Death is her destiny.
Half British Reaper, half Japanese Shinigami, Ren Scarborough has been collecting souls in the London streets for centuries. Expected to obey the harsh hierarchy of the Reapers who despise her, Ren conceals her emotions and avoids her tormentors as best she can.
When her failure to control her Shinigami abilities drives Ren out of London, she flees to Japan to seek the acceptance she’s never gotten from her fellow Reapers. Accompanied by her younger brother, the only being on earth to care for her, Ren enters the Japanese underworld to serve the Goddess of Death…only to learn that here, too, she must prove herself worthy. Determined to earn respect, Ren accepts an impossible task—find and eliminate three dangerous Yokai demons—and learns how far she’ll go to claim her place at Death’s side.
The Keeper of Night by Kylie Lee Baker is the first in a dark fantasy duology that focuses on one Reaper’s determination to find where she fits in the world. Ren Scarborough is a Reaper of London, taking souls to meet Death night after night. However, she is only half Reaper. Her other half is Shinigami, and for that she has been shunned and picked on during her 500 years of life. Until one day, she’s had enough. With her brother, Ren flees London for Japan in the hopes she can find what has been missing.
I really enjoyed this story. Ren is an anti-hero, morally grey, and really had me questioning my own sanity in rooting for her. She’s determined to find her mother at all costs. The longer she is on this path, the less she remembers her brother, the one constant in her life. This isn’t a happy story, this is like a villain origin story as it will only get darker.
The world-building is great! I loved the blend of eastern and western mythology as Ren herself is a product of the two. Reapers are exactly what one might expect. They slip between the seconds, pausing time, to take the soul from the body of someone who is dying, “reaping” them for Death.
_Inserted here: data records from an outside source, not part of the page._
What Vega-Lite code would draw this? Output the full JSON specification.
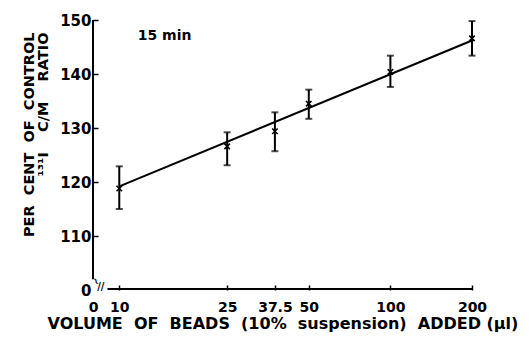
{
  "$schema": "https://vega.github.io/schema/vega-lite/v6.json",
  "width": 379,
  "height": 270,
  "autosize": {"type": "none"},
  "padding": {"left": 93, "top": 20, "right": 58, "bottom": 49},
  "background": "white",
  "config": {
    "view": {"stroke": null},
    "font": "DejaVu Sans",
    "axis": {
      "domain": false,
      "grid": false,
      "labelFlush": false,
      "tickColor": "black",
      "tickWidth": 1.5,
      "tickSize": -5,
      "labelFont": "DejaVu Sans",
      "labelFontWeight": "bold",
      "labelFontSize": 15,
      "labelColor": "black",
      "titleFont": "DejaVu Sans",
      "titleFontWeight": "bold",
      "titleColor": "black"
    }
  },
  "datasets": {
    "obs": [
      {"vol": 10, "pct": 118.8, "lo": 115.0, "hi": 122.9},
      {"vol": 25, "pct": 126.6, "lo": 123.1, "hi": 129.2},
      {"vol": 37.5, "pct": 129.4, "lo": 125.7, "hi": 132.9},
      {"vol": 50, "pct": 134.5, "lo": 131.7, "hi": 137.1},
      {"vol": 100, "pct": 140.4, "lo": 137.6, "hi": 143.4},
      {"vol": 200, "pct": 146.6, "lo": 143.4, "hi": 149.8}
    ],
    "fit": [
      {"vol": 10, "pct": 119.2},
      {"vol": 200, "pct": 146.2}
    ],
    "one": [{}]
  },
  "layer": [
    {
      "data": {"name": "obs"},
      "mark": {"type": "rule", "color": "black", "strokeWidth": 2},
      "encoding": {
        "x": {
          "field": "vol", "type": "quantitative",
          "scale": {"type": "log", "domain": [8, 200], "nice": false},
          "axis": {
            "values": [8, 10, 25, 37.5, 50, 100, 200],
            "labelExpr": "datum.value == 8 ? '0' : '' + datum.value",
            "tickOpacity": {"condition": {"test": "datum.value == 8", "value": 0}, "value": 1},
            "labelFontSize": 14,
            "labelPadding": 15,
            "title": "VOLUME\u00a0 OF\u00a0 BEADS\u00a0 (10%\u00a0 suspension)\u00a0 ADDED (μl)",
            "titleFontSize": 16,
            "titleBaseline": "alphabetic",
            "titleY": 38
          }
        },
        "y": {
          "field": "lo", "type": "quantitative",
          "scale": {"domain": [100, 150], "nice": false, "zero": false},
          "axis": {
            "values": [100, 110, 120, 130, 140, 150],
            "labelExpr": "datum.value == 100 ? '0' : datum.label",
            "tickOpacity": {"condition": {"test": "datum.value == 100", "value": 0}, "value": 1},
            "labelPadding": 7,
            "title": ["PER\u00a0 CENT\u00a0 OF\u00a0 CONTROL", "¹³¹I\u00a0\u00a0\u00a0 C/M\u00a0\u00a0\u00a0 RATIO"],
            "titleFontSize": 14.5,
            "titleAngle": -90,
            "titleAlign": "right",
            "titleAnchor": "end",
            "titleBaseline": "alphabetic",
            "titleX": -60,
            "titleY": 12,
            "titleLineHeight": 14
          }
        },
        "y2": {"field": "hi"}
      }
    },
    {
      "data": {"name": "obs"},
      "mark": {"type": "tick", "orient": "horizontal", "color": "black", "size": 7, "thickness": 2},
      "encoding": {
        "x": {"field": "vol", "type": "quantitative"},
        "y": {"field": "lo", "type": "quantitative"}
      }
    },
    {
      "data": {"name": "obs"},
      "mark": {"type": "tick", "orient": "horizontal", "color": "black", "size": 7, "thickness": 2},
      "encoding": {
        "x": {"field": "vol", "type": "quantitative"},
        "y": {"field": "hi", "type": "quantitative"}
      }
    },
    {
      "data": {"name": "fit"},
      "mark": {"type": "line", "color": "black", "strokeWidth": 2},
      "encoding": {
        "x": {"field": "vol", "type": "quantitative"},
        "y": {"field": "pct", "type": "quantitative"}
      }
    },
    {
      "data": {"name": "obs"},
      "mark": {"type": "point", "shape": "M-1,-1L1,1M-1,1L1,-1", "filled": false, "color": "black", "strokeWidth": 1.6, "size": 30, "opacity": 1},
      "encoding": {
        "x": {"field": "vol", "type": "quantitative"},
        "y": {"field": "pct", "type": "quantitative"}
      }
    },
    {
      "data": {"name": "one"},
      "mark": {"type": "rule", "color": "black", "strokeWidth": 2},
      "encoding": {
        "x": {"datum": 8},
        "y": {"datum": 102},
        "y2": {"datum": 150}
      }
    },
    {
      "data": {"name": "one"},
      "mark": {"type": "rule", "color": "black", "strokeWidth": 2},
      "encoding": {
        "x": {"datum": 9.05},
        "x2": {"datum": 200},
        "y": {"datum": 100.2}
      }
    },
    {
      "data": {"name": "one"},
      "mark": {"type": "text", "text": "//", "font": "DejaVu Sans", "fontWeight": "bold", "fontSize": 10, "color": "black", "align": "center", "baseline": "middle"},
      "encoding": {
        "x": {"datum": 8.55},
        "y": {"datum": 100.6}
      }
    },
    {
      "data": {"name": "one"},
      "mark": {"type": "text", "text": "~", "font": "DejaVu Sans", "fontWeight": "bold", "fontSize": 10, "color": "black", "align": "center", "baseline": "middle", "angle": 60},
      "encoding": {
        "x": {"datum": 8.2},
        "y": {"datum": 101.6}
      }
    },
    {
      "data": {"name": "one"},
      "mark": {"type": "text", "text": "15 min", "font": "DejaVu Sans", "fontWeight": "bold", "fontSize": 14, "color": "black", "align": "left", "baseline": "middle"},
      "encoding": {
        "x": {"datum": 11.7},
        "y": {"datum": 147.1}
      }
    }
  ]
}
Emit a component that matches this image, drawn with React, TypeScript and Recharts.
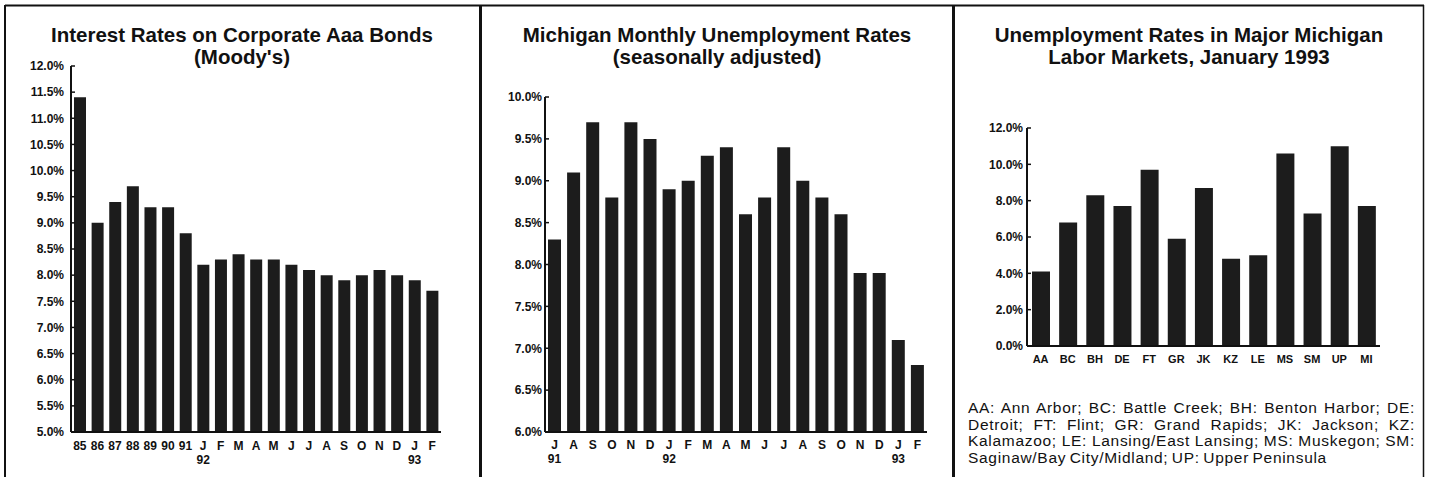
import React from 'react';
import { BarChart, Bar, XAxis, YAxis } from 'recharts';

const FONT = '"Liberation Sans", Arial, Helvetica, sans-serif';
const INK = '#111111';
const BAR = '#1c1c1c';

// Panel 1: Interest Rates on Corporate Aaa Bonds (Moody's)
const bondCategories = ['85', '86', '87', '88', '89', '90', '91', 'J', 'F', 'M', 'A', 'M', 'J', 'J', 'A', 'S', 'O', 'N', 'D', 'J', 'F'];
const bondYearMarks = ['', '', '', '', '', '', '', '92', '', '', '', '', '', '', '', '', '', '', '', '93', ''];
const bondRates = [11.4, 9.0, 9.4, 9.7, 9.3, 9.3, 8.8, 8.2, 8.3, 8.4, 8.3, 8.3, 8.2, 8.1, 8.0, 7.9, 8.0, 8.1, 8.0, 7.9, 7.7];
const bondTicks = [5.0, 5.5, 6.0, 6.5, 7.0, 7.5, 8.0, 8.5, 9.0, 9.5, 10.0, 10.5, 11.0, 11.5, 12.0];

// Panel 2: Michigan Monthly Unemployment Rates
const miMonths = ['J', 'A', 'S', 'O', 'N', 'D', 'J', 'F', 'M', 'A', 'M', 'J', 'J', 'A', 'S', 'O', 'N', 'D', 'J', 'F'];
const miYearMarks = ['91', '', '', '', '', '', '92', '', '', '', '', '', '', '', '', '', '', '', '93', ''];
const miRates = [8.3, 9.1, 9.7, 8.8, 9.7, 9.5, 8.9, 9.0, 9.3, 9.4, 8.6, 8.8, 9.4, 9.0, 8.8, 8.6, 7.9, 7.9, 7.1, 6.8];
const miTicks = [6.0, 6.5, 7.0, 7.5, 8.0, 8.5, 9.0, 9.5, 10.0];

// Panel 3: Unemployment Rates in Major Michigan Labor Markets, January 1993
const marketCodes = ['AA', 'BC', 'BH', 'DE', 'FT', 'GR', 'JK', 'KZ', 'LE', 'MS', 'SM', 'UP', 'MI'];
const marketRates = [4.1, 6.8, 8.3, 7.7, 9.7, 5.9, 8.7, 4.8, 5.0, 10.6, 7.3, 11.0, 7.7];
const marketTicks = [0, 2, 4, 6, 8, 10, 12];

const legendLines = [
  'AA: Ann Arbor; BC: Battle Creek; BH: Benton Harbor; DE:',
  'Detroit; FT: Flint; GR: Grand Rapids; JK: Jackson; KZ:',
  'Kalamazoo; LE: Lansing/East Lansing; MS: Muskegon; SM:',
  'Saginaw/Bay City/Midland; UP: Upper Peninsula',
];

const bondData = bondCategories.map((c, i) => ({ name: c, value: bondRates[i] }));
const miData = miMonths.map((c, i) => ({ name: c, value: miRates[i] }));
const marketData = marketCodes.map((c, i) => ({ name: c, value: marketRates[i] }));

const pct = (v: number) => `${v.toFixed(1)}%`;

const makeTick = (subs: string[], d1: number, d2: number, fs: number) => (props: any) => {
  const { x, y, payload, index } = props;
  const sub = subs[index];
  return (
    <g>
      <text x={x} y={y + d1} textAnchor="middle" fontSize={fs} fontWeight="bold" fill={INK} fontFamily={FONT}>
        {payload.value}
      </text>
      {sub ? (
        <text x={x} y={y + d2} textAnchor="middle" fontSize={fs} fontWeight="bold" fill={INK} fontFamily={FONT}>
          {sub}
        </text>
      ) : null}
    </g>
  );
};

const yTickStyle = { fontSize: 12, fill: INK, fontFamily: FONT, fontWeight: 'bold' as const };

const titles = [
  { x: 242, lines: ['Interest Rates on Corporate Aaa Bonds', "(Moody's)"] },
  { x: 717, lines: ['Michigan Monthly Unemployment Rates', '(seasonally adjusted)'] },
  { x: 1189, lines: ['Unemployment Rates in Major Michigan', 'Labor Markets, January 1993'] },
];

export default function App() {
  return (
    <div style={{ position: 'absolute', left: 0, top: 0, width: 1429, height: 477, background: '#fff', overflow: 'hidden' }}>
      {/* Panel 1 */}
      <div style={{ position: 'absolute', left: 0, top: 0 }}>
        <BarChart width={478} height={477} data={bondData} margin={{ top: 66, right: 37, bottom: 15, left: 6 }}>
          <YAxis
            type="number"
            domain={[5, 12]}
            ticks={bondTicks}
            interval={0}
            width={65}
            tickFormatter={pct}
            tick={yTickStyle}
            axisLine={{ stroke: INK, strokeWidth: 2 }}
            tickLine={{ stroke: INK, strokeWidth: 1.5 }}
            tickSize={-4}
            tickMargin={11}
          />
          <XAxis
            dataKey="name"
            interval={0}
            height={30}
            tickLine={false}
            tickSize={0}
            tickMargin={0}
            axisLine={{ stroke: INK, strokeWidth: 2 }}
            tick={makeTick(bondYearMarks, 18, 32, 12)}
          />
          <Bar dataKey="value" fill={BAR} barSize={12} isAnimationActive={false} />
        </BarChart>
      </div>

      {/* Panel 2 */}
      <div style={{ position: 'absolute', left: 481, top: 0 }}>
        <BarChart width={472} height={477} data={miData} margin={{ top: 97, right: 26, bottom: 15, left: 4 }}>
          <YAxis
            type="number"
            domain={[6, 10]}
            ticks={miTicks}
            interval={0}
            width={60}
            tickFormatter={pct}
            tick={yTickStyle}
            axisLine={{ stroke: INK, strokeWidth: 2 }}
            tickLine={{ stroke: INK, strokeWidth: 1.5 }}
            tickSize={-4}
            tickMargin={7}
          />
          <XAxis
            dataKey="name"
            interval={0}
            height={30}
            tickLine={false}
            tickSize={0}
            tickMargin={0}
            axisLine={{ stroke: INK, strokeWidth: 2 }}
            tick={makeTick(miYearMarks, 16.5, 30.5, 12)}
          />
          <Bar dataKey="value" fill={BAR} barSize={13} isAnimationActive={false} />
        </BarChart>
      </div>

      {/* Panel 3 */}
      <div style={{ position: 'absolute', left: 953, top: 0 }}>
        <BarChart width={471} height={380} data={marketData} margin={{ top: 128, right: 44, bottom: 4, left: 6 }}>
          <YAxis
            type="number"
            domain={[0, 12]}
            ticks={marketTicks}
            interval={0}
            width={68}
            tickFormatter={pct}
            tick={yTickStyle}
            axisLine={{ stroke: INK, strokeWidth: 2 }}
            tickLine={{ stroke: INK, strokeWidth: 1.5 }}
            tickSize={-4}
            tickMargin={8}
          />
          <XAxis
            dataKey="name"
            interval={0}
            height={30}
            tickLine={false}
            tickSize={0}
            tickMargin={0}
            axisLine={{ stroke: INK, strokeWidth: 2 }}
            tick={makeTick([], 17, 30, 11)}
          />
          <Bar dataKey="value" fill={BAR} barSize={18} isAnimationActive={false} />
        </BarChart>
      </div>

      {/* Frames and titles */}
      <svg width={1429} height={477} style={{ position: 'absolute', left: 0, top: 0, pointerEvents: 'none' }}>
        <line x1={5} y1={5.5} x2={1424} y2={5.5} stroke={INK} strokeWidth={2} />
        <line x1={5} y1={5} x2={5} y2={477} stroke={INK} strokeWidth={2} />
        <line x1={480.5} y1={5} x2={480.5} y2={477} stroke={INK} strokeWidth={3} />
        <line x1={953.5} y1={5} x2={953.5} y2={477} stroke={INK} strokeWidth={3} />
        <line x1={1423.5} y1={5} x2={1423.5} y2={477} stroke={INK} strokeWidth={1.5} />
        {titles.map((t, i) => (
          <g key={i}>
            {t.lines.map((ln, j) => (
              <text
                key={j}
                x={t.x}
                y={42 + j * 22}
                textAnchor="middle"
                fontFamily={FONT}
                fontWeight="bold"
                fontSize={20.5}
                fill={INK}
              >
                {ln}
              </text>
            ))}
          </g>
        ))}
      </svg>

      {/* Legend note for panel 3 */}
      <div
        style={{
          position: 'absolute',
          left: 968,
          top: 400,
          width: 447,
          fontFamily: FONT,
          fontSize: 15.5,
          lineHeight: '16.7px',
          letterSpacing: 0.7,
          wordSpacing: -1.5,
          color: INK,
        }}
      >
        {legendLines.map((ln, i) => (
          <div
            key={i}
            style={{
              whiteSpace: 'nowrap',
              textAlign: 'justify',
              textAlignLast: i < legendLines.length - 1 ? 'justify' : 'left',
            }}
          >
            {ln}
          </div>
        ))}
      </div>
    </div>
  );
}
As much as I identified and understood this mythology, it was learning about and seeing how the author blended Japanese mythology into the story. I loved how this added to the fantasy and magic of the story.
While I had an eARC of this book, I wound up purchasing an audiobook copy. I loved the narrator! She was fantastic. I got lost in the story, completely engrossed in her storytelling. I highly recommend this format if you are a fan of audiobooks.
Overall, I really enjoyed The Keeper of Night, so much so I almost immediately dove into book two. Dark fantasy fans and fans of anti-heroes will enjoy this one. Highly recommend!